• **Task to complete**
Transcribe all of the material exactly. Any picture in it should be left out.

Source data start

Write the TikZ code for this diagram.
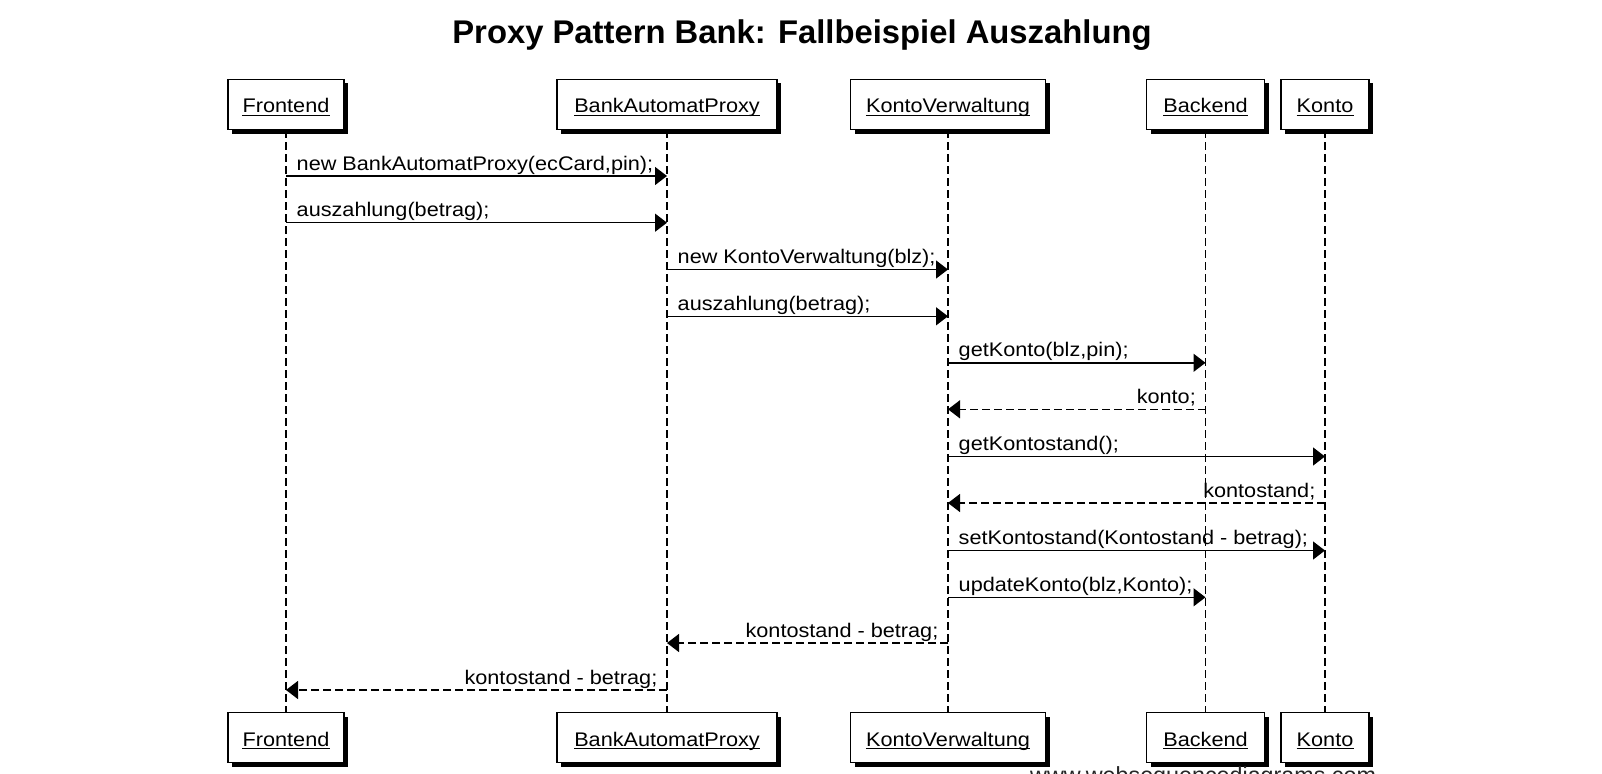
\documentclass[tikz,border=0pt]{standalone}
\usepackage{fontspec}
\setmainfont{Liberation Sans}
\newfontfamily\lblfont{Liberation Sans}[FakeStretch=1.1]
\usetikzlibrary{arrows.meta,shadows,calc}
\newcommand\fwdmsg[5]{%
  \coordinate (#1a) at (T#2.center |- 0,#4);
  \coordinate (#1b) at (T#3.center |- 0,#4);
  \draw[call] (#1a) -- (#1b);
  \node[lbl, anchor=base west] (#1) at ($(#1a)+(10.5,-6)$) {#5};
}
\newcommand\retmsg[5]{%
  \coordinate (#1a) at (T#2.center |- 0,#4);
  \coordinate (#1b) at (T#3.center |- 0,#4);
  \draw[ret] (#1a) -- (#1b);
  \node[lbl, anchor=base east] (#1) at ($(#1a)+(-9.5,-6)$) {#5};
}
\begin{document}
\begin{tikzpicture}[x=1pt,y=-1pt,
  headbox/.style={draw=black, line width=1.4pt, fill=white, minimum height=50pt, inner sep=0pt,
    drop shadow={shadow xshift=4pt, shadow yshift=-4pt, fill=black, opacity=1}},
  headtext/.style={inner sep=0pt, anchor=base, font=\lblfont\fontsize{19.7}{23}\selectfont},
  uline/.style={line width=1.1pt},
  lifeline/.style={line width=1.2pt, dash pattern=on 8pt off 4pt},
  call/.style={line width=1.4pt, -{Triangle[length=12pt,width=18pt]}},
  ret/.style={line width=1.4pt, dash pattern=on 8pt off 4pt, -{Triangle[length=12pt,width=18pt]}},
  lbl/.style={inner sep=0pt, font=\lblfont\fontsize{19.7}{23}\selectfont},
]
\useasboundingbox (0,0) rectangle (1602,773);
\fill[white] (0,0) rectangle (1602,773);

\node[font=\bfseries\fontsize{32.8}{38}\selectfont, anchor=base, inner sep=0pt] (title) at (802,44) {Proxy Pattern Bank: Fallbeispiel Auszahlung};

\foreach \n/\t/\x/\w in {fe/Frontend/286/116, bap/BankAutomatProxy/667/220, kv/KontoVerwaltung/948/195, be/Backend/1205.5/118, ko/Konto/1325/88} {
  \node[headbox, minimum width=\w pt] (T\n) at (\x,104.5) {};
  \node[headbox, minimum width=\w pt] (B\n) at (\x,737.7) {};
  \draw[lifeline] (T\n.south) -- (B\n.north);
  \node[headtext] (L\n) at (\x,113) {\t};
  \draw[uline] ($(L\n.base west)+(0,2.5)$) -- ($(L\n.base east)+(0,2.5)$);
  \node[headtext] (M\n) at (\x,746.2) {\t};
  \draw[uline] ($(M\n.base west)+(0,2.5)$) -- ($(M\n.base east)+(0,2.5)$);
}

\fwdmsg{m1}{fe}{bap}{176}{new BankAutomatProxy(ecCard,pin);}
\fwdmsg{m2}{fe}{bap}{222.7}{auszahlung(betrag);}
\fwdmsg{m3}{bap}{kv}{269.5}{new KontoVerwaltung(blz);}
\fwdmsg{m4}{bap}{kv}{316.3}{auszahlung(betrag);}
\fwdmsg{m5}{kv}{be}{362.8}{getKonto(blz,pin);}
\retmsg{m6}{be}{kv}{409.3}{konto;}
\fwdmsg{m7}{kv}{ko}{456.5}{getKontostand();}
\retmsg{m8}{ko}{kv}{503}{kontostand;}
\fwdmsg{m9}{kv}{ko}{550.5}{setKontostand(Kontostand - betrag);}
\fwdmsg{m10}{kv}{be}{597.3}{updateKonto(blz,Konto);}
\retmsg{m11}{kv}{bap}{643}{kontostand - betrag;}
\retmsg{m12}{bap}{fe}{690}{kontostand - betrag;}

\node[anchor=base west, inner sep=0pt, text=black!85, font=\fontsize{23.3}{28}\selectfont] (wm) at (1030,783) {www.websequencediagrams.com};
\end{tikzpicture}
\end{document}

Source data end

• **The reply**
Write the TikZ code for this diagram.
\documentclass[tikz,border=0pt]{standalone}
\usepackage{fontspec}
\setmainfont{Liberation Sans}
\newfontfamily\lblfont{Liberation Sans}[FakeStretch=1.1]
\usetikzlibrary{arrows.meta,shadows,calc}
\newcommand\fwdmsg[5]{%
  \coordinate (#1a) at (T#2.center |- 0,#4);
  \coordinate (#1b) at (T#3.center |- 0,#4);
  \draw[call] (#1a) -- (#1b);
  \node[lbl, anchor=base west] (#1) at ($(#1a)+(10.5,-6)$) {#5};
}
\newcommand\retmsg[5]{%
  \coordinate (#1a) at (T#2.center |- 0,#4);
  \coordinate (#1b) at (T#3.center |- 0,#4);
  \draw[ret] (#1a) -- (#1b);
  \node[lbl, anchor=base east] (#1) at ($(#1a)+(-9.5,-6)$) {#5};
}
\begin{document}
\begin{tikzpicture}[x=1pt,y=-1pt,
  headbox/.style={draw=black, line width=1.4pt, fill=white, minimum height=50pt, inner sep=0pt,
    drop shadow={shadow xshift=4pt, shadow yshift=-4pt, fill=black, opacity=1}},
  headtext/.style={inner sep=0pt, anchor=base, font=\lblfont\fontsize{19.7}{23}\selectfont},
  uline/.style={line width=1.1pt},
  lifeline/.style={line width=1.2pt, dash pattern=on 8pt off 4pt},
  call/.style={line width=1.4pt, -{Triangle[length=12pt,width=18pt]}},
  ret/.style={line width=1.4pt, dash pattern=on 8pt off 4pt, -{Triangle[length=12pt,width=18pt]}},
  lbl/.style={inner sep=0pt, font=\lblfont\fontsize{19.7}{23}\selectfont},
]
\useasboundingbox (0,0) rectangle (1602,773);
\fill[white] (0,0) rectangle (1602,773);

\node[font=\bfseries\fontsize{32.8}{38}\selectfont, anchor=base, inner sep=0pt] (title) at (802,44) {Proxy Pattern Bank: Fallbeispiel Auszahlung};

\foreach \n/\t/\x/\w in {fe/Frontend/286/116, bap/BankAutomatProxy/667/220, kv/KontoVerwaltung/948/195, be/Backend/1205.5/118, ko/Konto/1325/88} {
  \node[headbox, minimum width=\w pt] (T\n) at (\x,104.5) {};
  \node[headbox, minimum width=\w pt] (B\n) at (\x,737.7) {};
  \draw[lifeline] (T\n.south) -- (B\n.north);
  \node[headtext] (L\n) at (\x,113) {\t};
  \draw[uline] ($(L\n.base west)+(0,2.5)$) -- ($(L\n.base east)+(0,2.5)$);
  \node[headtext] (M\n) at (\x,746.2) {\t};
  \draw[uline] ($(M\n.base west)+(0,2.5)$) -- ($(M\n.base east)+(0,2.5)$);
}

\fwdmsg{m1}{fe}{bap}{176}{new BankAutomatProxy(ecCard,pin);}
\fwdmsg{m2}{fe}{bap}{222.7}{auszahlung(betrag);}
\fwdmsg{m3}{bap}{kv}{269.5}{new KontoVerwaltung(blz);}
\fwdmsg{m4}{bap}{kv}{316.3}{auszahlung(betrag);}
\fwdmsg{m5}{kv}{be}{362.8}{getKonto(blz,pin);}
\retmsg{m6}{be}{kv}{409.3}{konto;}
\fwdmsg{m7}{kv}{ko}{456.5}{getKontostand();}
\retmsg{m8}{ko}{kv}{503}{kontostand;}
\fwdmsg{m9}{kv}{ko}{550.5}{setKontostand(Kontostand - betrag);}
\fwdmsg{m10}{kv}{be}{597.3}{updateKonto(blz,Konto);}
\retmsg{m11}{kv}{bap}{643}{kontostand - betrag;}
\retmsg{m12}{bap}{fe}{690}{kontostand - betrag;}

\node[anchor=base west, inner sep=0pt, text=black!85, font=\fontsize{23.3}{28}\selectfont] (wm) at (1030,783) {www.websequencediagrams.com};
\end{tikzpicture}
\end{document}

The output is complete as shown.